Insurance industry lacks loss adjusters

Insurance firms are bemoaning the absence of sufficient licenced independent loss adjusters in the country, which has the tendency to push up the cost of claims.

Currently, most insurance companies have turned to the services of foreign loss adjusters to handle claims for them, especially in large-claim cases.

A loss adjuster is an insurance professional whose area of expertise is to investigate, negotiate and help to settle claims, especially the complex or contentious claims on behalf of insurance companies, and also help policyholders restore their property to full working order.

The Director of the Ghana Insurance College, Justice Ofori, explained to the B&FT in an interview that the absence of loss adjusters impacts negatively on the cost of handling claims in the country.

“I wouldn’t say the absence of loss adjusters is killing the industry, but I would say it is injuring the industry. This is because claims are the largest expenditure of every insurance company and most of the time we fail to recognise that for every insurance company, their biggest expenditure is claims.

“So if we are not doing the right thing, we would be causing harm to the industry. Apart from the property industry, there are some claims you probably don’t have to pay but you end up paying because you didn’t have good expertise.

“Sometimes, too, insurance firms lose customers because the person in-house who handled the claims didn’t do it well, which leads to a dissatisfied clients -- and that client will leave and insure with another firm.

“So it helps in both ways: the insurer and the insured will benefit if we have qualified, licenced loss adjusters in the market,” he said.

At present, there are only two loss adjusters in the market who have qualified to act as independent adjusters as a result of their experience in the market. However, the head of the Ghana Insurance College is the only licenced independent loss adjuster in the country.

As a result, large disaster claims relating to especially fire -- including the Melcolm and Tema Oil Refinery blazes -- had to be outsourced to foreign entities to investigate, negotiate and settle the claims.

This, Mr. Ofori explained, increases the expenditure of insurers unnecessarily.

“Insurance companies pay for claims that should not have paid, which can be very expensive. If this person is working for an independent adjusting firm, at least the responsibility can be shifted to the independent adjusting firm because they are independent and are acting on their own. So if they work on behalf on an insurance company and something goes wrong, the insurance company can now fall on them for reinvestment for recovery.
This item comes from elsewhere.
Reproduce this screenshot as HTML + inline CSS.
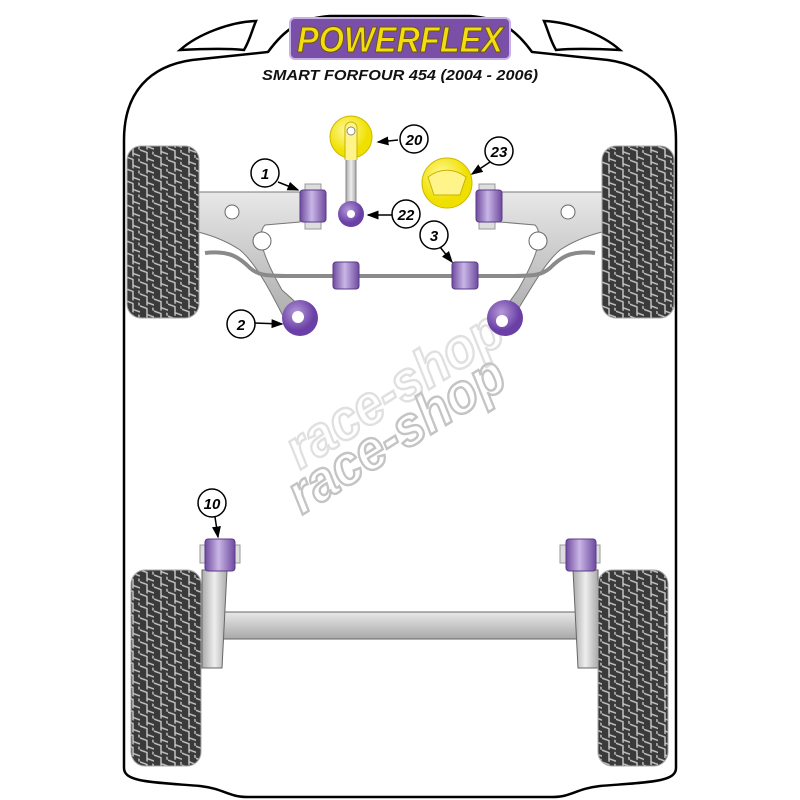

“Since we don’t have qualified loss adjusters in the market, a lot of things will not be done well. It also leads to an increase in the cost of handling claims.

“Sometimes, things that can be handled locally they have to bring somebody from outside to investigate and handle the claims on behalf of the insurance company, which can be very expensive.

“At the end of the day, if there was somebody locally it would have been cheaper,” added Mr. Ofori.

The Managing Director of NSIA Insurance, Linda Osei-Akoto said the absence of qualified adjusters is a bad omen for the industry.

She said the need for loss adjusters and inspectors have become even more critical for the industry in view of compulsory fire insurance policy implementation in the country.

Mrs. Osei-Akoto explained that fire insurance is a serious business for the insurers, which requires the services of qualified adjusters and inspectors to aid underwriters in assessing risks before a property is insured.

This, Mr. Ofori agreed with: “An independent loss adjuster is an expert in an insurance area; and fire is a very complex policy because if you make mistake, it might result in an unhappy customer whose rights might not be well recognised.

“But pre-inspection is not the priority of the adjuster. It is the priority and responsibility of the underwriter, because he will make the decision whether to insure a business or not.

“But the adjuster helps the underwater in many ways, especially when there is a claim because it is the report of the loss adjuster that will inform the claim payment.

“So I do agree that adjusters can do a better pre-inspection and risk assessment than underwriters,” noted Mr. Ofori.